The Georgia candidate pledged that 15% of his business's profits would go to charities. It appears, once again, the Republican failed to keep his word.


The most damaging of Herschel Walker’s lies tend to involve the Senate candidate himself. The Georgia Republican, for example, has said he was a University of Georgia graduate, but that wasn’t true. He said he was his high school’s valedictorian, but that wasn’t true. He repeatedly claimed to have a background in law enforcement, but those claims simply weren’t true. Walker hasn’t even told the truth about the number of children he has fathered.

But just as dramatic are the Senate hopeful’s claims about his background in the private sector. Walker is already on record making false claims about being the founder of a charity for veterans, and it was against this backdrop that The New York Times reported:

Mr. Walker, a former football star, pledged that 15 percent of profits [from his food-distribution business] would go to charities, a promise the company said was “part of its corporate charter.” For years, Mr. Walker’s company named four specific charities as beneficiaries of those donations, including the Boy Scouts of America and the National Multiple Sclerosis Society. But there is scant evidence that Mr. Walker’s giving matched those promises.

According to the Times’ reporting, which has not been independently verified by MSNBC or NBC News, one of the four charities didn’t want to answer questions, while the other three confirmed that they had “no record or recollection of any gifts” from Walker’s company in the past decade.

The Republican’s campaign team made no real effort to challenge the underlying contentions. A Walker spokesperson said the candidate has donated to charities — which is likely true, but beside the point — but the Times added that the political operation “declined to say when, how or even if Mr. Walker’s company had made the donations it promised.”

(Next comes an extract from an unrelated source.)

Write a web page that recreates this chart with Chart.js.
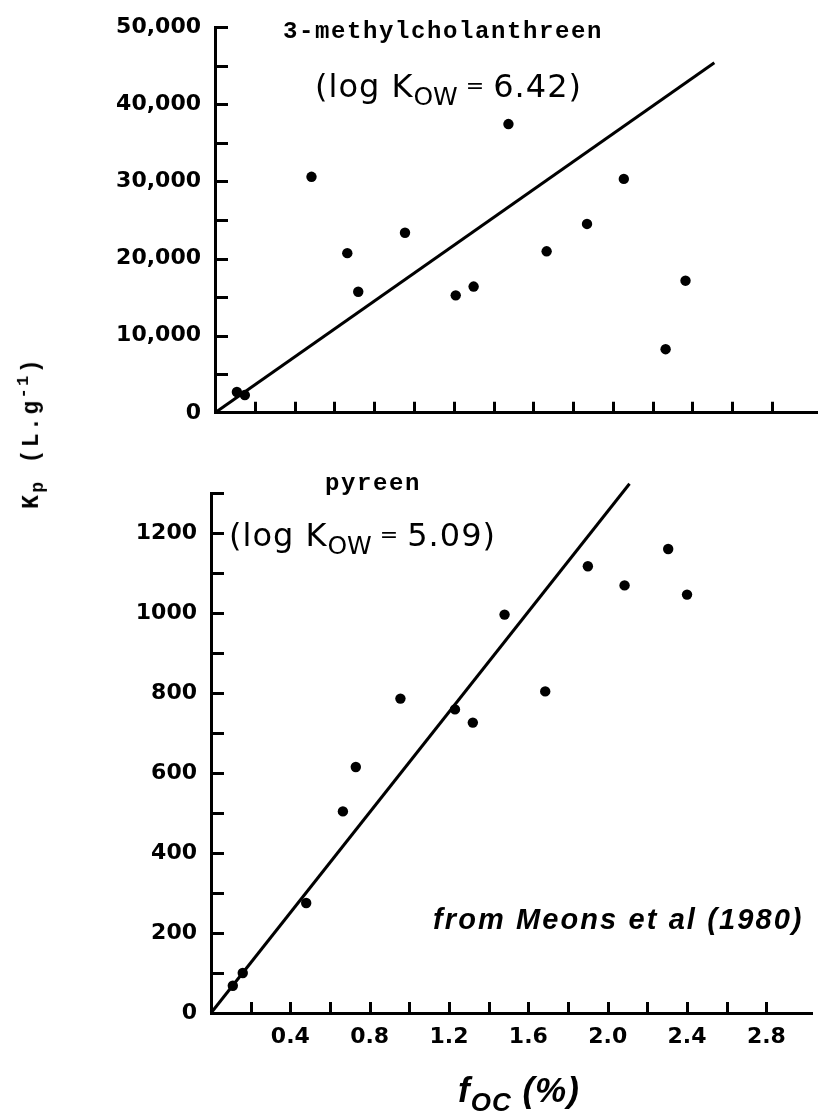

Lying about charitable contributions is definitely a problem, but maybe his supporters will argue that Walker was at least a successful businessman, even if he failed to follow through on his philanthropic commitments? They might, if that were true, but it’s not.

As regular readers might recall, The Associated Press reported last year that Walker’s record includes “exaggerated claims of financial success” and a history of alarming his business associates with “unpredictable behavior.” The Atlanta Journal-Constitution published a related report in March, highlighting the false claims, lawsuits, and unpaid loans as part of Walker’s private-sector background.

A month later, The Daily Beast advanced the story further, noting the first-time candidate’s “particularly egregious” lies about his business experience, which “appear to bear no resemblance to reality whatsoever.”

Given that the GOP candidate tends to point to his business record as proof of his Senate qualifications, this seems like a rather significant problem.